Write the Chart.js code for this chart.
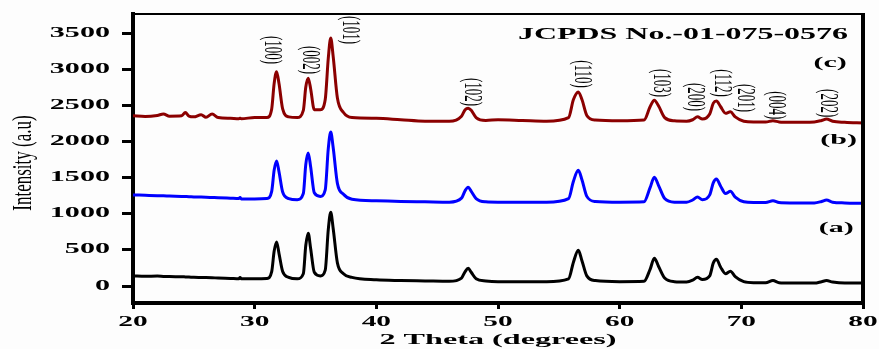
<!DOCTYPE html>
<html lang="en">

<head>
    <meta charset="UTF-8">
    <title>XRD Pattern</title>
    <script src="https://cdn.jsdelivr.net/npm/chart.js@4.4.0/dist/chart.umd.min.js"></script>
    <style>
        body { margin: 0; background: #fdfdfd; }
        #xrdChart { display: block; }
    </style>
</head>

<body>
    <canvas id="xrdChart" width="879" height="349"></canvas>
    <script>
        // 2 theta (degrees) sample points shared by the three patterns
        const twoTheta = [20, 21, 22, 22.5, 23, 24, 24.3, 24.6, 25, 25.6, 26, 26.5, 27, 28, 28.7, 28.8, 28.9, 30, 31, 31.4,
            31.6, 31.8, 32.0, 32.3, 32.8, 33.5, 34.0, 34.2, 34.4, 34.6, 34.9, 35.4, 35.8, 36.05, 36.25, 36.45, 36.8, 37.3, 38, 40,
            42, 44, 46, 47.0, 47.3, 47.55, 47.8, 48.2, 49, 50, 52, 54, 55.8, 56.2, 56.6, 56.9, 57.3, 58, 60, 62,
            62.5, 62.85, 63.2, 63.7, 64.5, 65.5, 66.0, 66.4, 66.8, 67.4, 67.7, 67.95, 68.3, 68.7, 69.1, 69.5, 70.2, 71, 72, 72.6,
            73.1, 74, 76, 76.6, 77, 77.5, 78.5, 80];

        // intensities (a.u)
        const sampleA = [140, 135, 138, 133, 130, 128, 126, 124, 120, 119, 118, 115, 110, 105, 100, 118, 100, 100, 105, 200,
            480, 610, 450, 200, 120, 100, 170, 560, 730, 520, 190, 140, 220, 780, 1020, 800, 320, 170, 120, 85,
            75, 70, 65, 110, 200, 245, 190, 100, 70, 60, 60, 60, 100, 330, 495, 350, 140, 75, 60, 65,
            230, 385, 270, 110, 60, 55, 80, 120, 90, 140, 320, 370, 260, 170, 205, 130, 60, 45, 45, 75,
            45, 40, 40, 60, 75, 55, 40, 40];
        const sampleB = [1260, 1255, 1250, 1248, 1245, 1240, 1238, 1236, 1232, 1230, 1228, 1225, 1222, 1215, 1210, 1225, 1205, 1205, 1210, 1310,
            1600, 1730, 1580, 1300, 1210, 1195, 1280, 1680, 1840, 1650, 1290, 1240, 1330, 1900, 2130, 1920, 1420, 1270, 1200, 1180,
            1170, 1165, 1160, 1215, 1320, 1365, 1310, 1210, 1165, 1160, 1160, 1160, 1210, 1450, 1600, 1470, 1240, 1170, 1160, 1165,
            1360, 1505, 1390, 1210, 1160, 1160, 1190, 1230, 1195, 1260, 1430, 1480, 1380, 1280, 1310, 1230, 1165, 1155, 1155, 1180,
            1155, 1150, 1150, 1170, 1190, 1160, 1150, 1145];
        const sampleC = [2355, 2345, 2360, 2380, 2350, 2355, 2400, 2350, 2340, 2370, 2335, 2380, 2330, 2320, 2315, 2320, 2315, 2330, 2330, 2450,
            2800, 2965, 2800, 2450, 2340, 2330, 2430, 2750, 2875, 2730, 2440, 2440, 2580, 3150, 3430, 3180, 2600, 2400, 2330, 2320,
            2300, 2280, 2280, 2350, 2440, 2460, 2430, 2330, 2290, 2300, 2290, 2280, 2330, 2580, 2685, 2580, 2360, 2295, 2285, 2295,
            2480, 2570, 2490, 2330, 2285, 2280, 2300, 2340, 2310, 2380, 2530, 2560, 2480, 2390, 2410, 2340, 2280, 2270, 2270, 2285,
            2270, 2265, 2270, 2290, 2310, 2280, 2265, 2255];

        // tick labels
        const xTicks = [20, 30, 40, 50, 60, 70, 80];
        const yTicks = [0, 500, 1000, 1500, 2000, 2500, 3000, 3500];

        // hkl planes and where their labels sit (degrees / intensity)
        const hklNames = ['(100)', '(002)', '(101)', '(102)', '(110)', '(103)', '(200)', '(112)', '(201)', '(004)', '(202)'];
        const hklTheta = [31.35, 34.47, 37.8, 47.83, 56.9, 63.36, 66.15, 68.36, 70.25, 72.79, 77.05];
        const hklLevel = [3265, 3126, 3541, 2684, 2933, 2808, 2614, 2808, 2600, 2500, 2530];

        // sample tags
        const tagNames = ['(a)', '(b)', '(c)'];
        const tagTheta = [77.8, 78.0, 77.3];
        const tagLevel = [802, 2020, 3085];

        const FONT = '"Liberation Serif", "Times New Roman", serif';

        // draws text squeezed/stretched horizontally like the original figure
        function wideText(ctx, str, x, y, font, sx, align) {
            ctx.save();
            ctx.font = font;
            ctx.translate(x, y);
            ctx.scale(sx, 1);
            ctx.textAlign = align || 'center';
            ctx.textBaseline = 'middle';
            ctx.fillText(str, 0, 0);
            ctx.restore();
        }

        function fitText(ctx, str, cx, cy, font, width) {
            ctx.save();
            ctx.font = font;
            const w = ctx.measureText(str).width;
            ctx.restore();
            wideText(ctx, str, cx, cy, font, width / w, 'center');
        }

        function rotText(ctx, str, x, y, font, angle, thick) {
            ctx.save();
            ctx.font = font;
            ctx.translate(x, y);
            ctx.rotate(angle);
            ctx.scale(1, thick);
            ctx.textAlign = 'center';
            ctx.textBaseline = 'middle';
            ctx.fillText(str, 0, 0);
            ctx.restore();
        }

        const decorPlugin = {
            id: 'decor',
            beforeDraw(chart) {
                const ctx = chart.ctx;
                ctx.save();
                ctx.fillStyle = '#fdfdfd';
                ctx.fillRect(0, 0, chart.width, chart.height);
                ctx.restore();
            },
            afterDraw(chart) {
                const ctx = chart.ctx;
                const xs = chart.scales.x;
                const ys = chart.scales.y;
                const area = chart.chartArea;
                ctx.save();
                ctx.fillStyle = '#000';

                // top and right frame
                ctx.strokeStyle = '#000';
                ctx.lineWidth = 2;
                ctx.beginPath();
                ctx.moveTo(area.left, area.top);
                ctx.lineTo(area.right, area.top);
                ctx.stroke();
                ctx.lineWidth = 4;
                ctx.beginPath();
                ctx.moveTo(area.right, area.top - 1);
                ctx.lineTo(area.right, area.bottom + 2);
                ctx.stroke();

                // tick labels
                const tickFont = 'bold 14px ' + FONT;
                yTicks.forEach(v => wideText(ctx, String(v), 110, ys.getPixelForValue(v), tickFont, 2.15, 'right'));
                xTicks.forEach(v => wideText(ctx, String(v), xs.getPixelForValue(v), 322, tickFont, 2.1, 'center'));

                // axis titles
                fitText(ctx, '2 Theta (degrees)', 498, 340, 'bold 15px ' + FONT, 237);
                rotText(ctx, 'Intensity (a.u)', 24, 163, '17px ' + FONT, -Math.PI / 2, 1.6);

                // card number
                fitText(ctx, 'JCPDS No.-01-075-0576', 683, 35, 'bold 16px ' + FONT, 330);

                // hkl labels
                hklNames.forEach((name, i) => {
                    rotText(ctx, name, xs.getPixelForValue(hklTheta[i]), ys.getPixelForValue(hklLevel[i]),
                        '13px ' + FONT, Math.PI / 2, 1.9);
                });

                // sample tags
                tagNames.forEach((name, i) => {
                    wideText(ctx, name, xs.getPixelForValue(tagTheta[i]), ys.getPixelForValue(tagLevel[i]),
                        'bold 15px ' + FONT, 2.0, 'center');
                });
                ctx.restore();
            }
        };

        const toPoints = arr => arr.map((v, i) => ({ x: twoTheta[i], y: v }));
        const lineStyle = {
            borderWidth: 3,
            pointRadius: 0,
            cubicInterpolationMode: 'monotone',
            fill: false
        };

        const ctx = document.getElementById('xrdChart').getContext('2d');
        const chart = new Chart(ctx, {
            type: 'line',
            data: {
                datasets: [
                    Object.assign({ label: '(a)', data: toPoints(sampleA), borderColor: '#000000' }, lineStyle),
                    Object.assign({ label: '(b)', data: toPoints(sampleB), borderColor: '#0000ff' }, lineStyle),
                    Object.assign({ label: '(c)', data: toPoints(sampleC), borderColor: '#8b0000' }, lineStyle)
                ]
            },
            options: {
                responsive: false,
                animation: false,
                layout: { padding: { top: 14, right: 16, left: 0, bottom: 0 } },
                plugins: {
                    legend: { display: false },
                    tooltip: { enabled: false }
                },
                scales: {
                    x: {
                        type: 'linear',
                        min: 20,
                        max: 80,
                        afterBuildTicks: scale => { scale.ticks = xTicks.map(v => ({ value: v })); },
                        afterFit: scale => { scale.height = 46; },
                        ticks: { display: false },
                        border: { display: true, color: '#000', width: 4 },
                        grid: { drawOnChartArea: false, drawTicks: true, tickLength: 6, tickWidth: 3, tickColor: '#000' }
                    },
                    y: {
                        type: 'linear',
                        min: -235,
                        max: 3763,
                        afterBuildTicks: scale => { scale.ticks = yTicks.map(v => ({ value: v })); },
                        afterFit: scale => { scale.width = 133; },
                        ticks: { display: false },
                        border: { display: true, color: '#000', width: 4 },
                        grid: { drawOnChartArea: false, drawTicks: true, tickLength: 11, tickWidth: 3, tickColor: '#000' }
                    }
                }
            },
            plugins: [decorPlugin]
        });
    </script>
</body>

</html>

______

JOB: Take the lines from the start of the material to the line with "73.1, 74, 76, 76.6, 77, 77.5, 78.5, 80];", both included, and transcribe them exactly without the pictures.

RESPONSE TO THIS EXERCISE:
Write the Chart.js code for this chart.
<!DOCTYPE html>
<html lang="en">

<head>
    <meta charset="UTF-8">
    <title>XRD Pattern</title>
    <script src="https://cdn.jsdelivr.net/npm/chart.js@4.4.0/dist/chart.umd.min.js"></script>
    <style>
        body { margin: 0; background: #fdfdfd; }
        #xrdChart { display: block; }
    </style>
</head>

<body>
    <canvas id="xrdChart" width="879" height="349"></canvas>
    <script>
        // 2 theta (degrees) sample points shared by the three patterns
        const twoTheta = [20, 21, 22, 22.5, 23, 24, 24.3, 24.6, 25, 25.6, 26, 26.5, 27, 28, 28.7, 28.8, 28.9, 30, 31, 31.4,
            31.6, 31.8, 32.0, 32.3, 32.8, 33.5, 34.0, 34.2, 34.4, 34.6, 34.9, 35.4, 35.8, 36.05, 36.25, 36.45, 36.8, 37.3, 38, 40,
            42, 44, 46, 47.0, 47.3, 47.55, 47.8, 48.2, 49, 50, 52, 54, 55.8, 56.2, 56.6, 56.9, 57.3, 58, 60, 62,
            62.5, 62.85, 63.2, 63.7, 64.5, 65.5, 66.0, 66.4, 66.8, 67.4, 67.7, 67.95, 68.3, 68.7, 69.1, 69.5, 70.2, 71, 72, 72.6,
            73.1, 74, 76, 76.6, 77, 77.5, 78.5, 80];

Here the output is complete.